Though Mitchell's "mediating" Bhabha may seem, to judge from many of his dense and intensely theoretical works such as those excerpted here, to be a fantasy -- indeed, the form of Bhabha's writing, its accessibility (and even intelligibility), is a theme that arises in discussions of his work almost as often as does its substance -- and though Bhabha often does write in a way that places serious demands on his readers, still Bhabha's essays, especially in more recent, shorter works like his regular contributions to Artforum, are most often fresh, accessible and intelligently activist:
In matters of race and gender, it is now possible and necessary, as it seemed never to have been before, to speak about these matters without the barriers, the silences, the embarrassing gaps in discourse.

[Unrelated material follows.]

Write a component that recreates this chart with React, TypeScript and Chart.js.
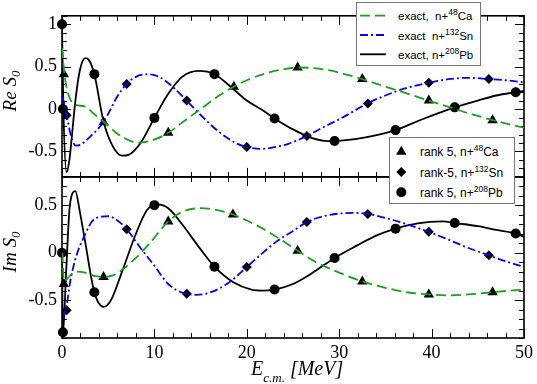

It is clear to the most reductionist intellect that black people think differently from one another; it is also clear that the time for undiscriminating racial unity has passed. A conversation, a serious exchange, between black men and women, has begun in a new arena and the contestants defy the mold. Nor is it as easy to be split along racial lines, as the alliances and coalitions between white and black women, and the conflicts among black women, and black men ... prove.
So Bhabha's writing, never simply academic and never singly theoretical, has restored a third (or even perhaps adds a fourth) dimension to critical discourse of the past ten years. And one would hope for many more years of fruitful observations, conversations, and challenges.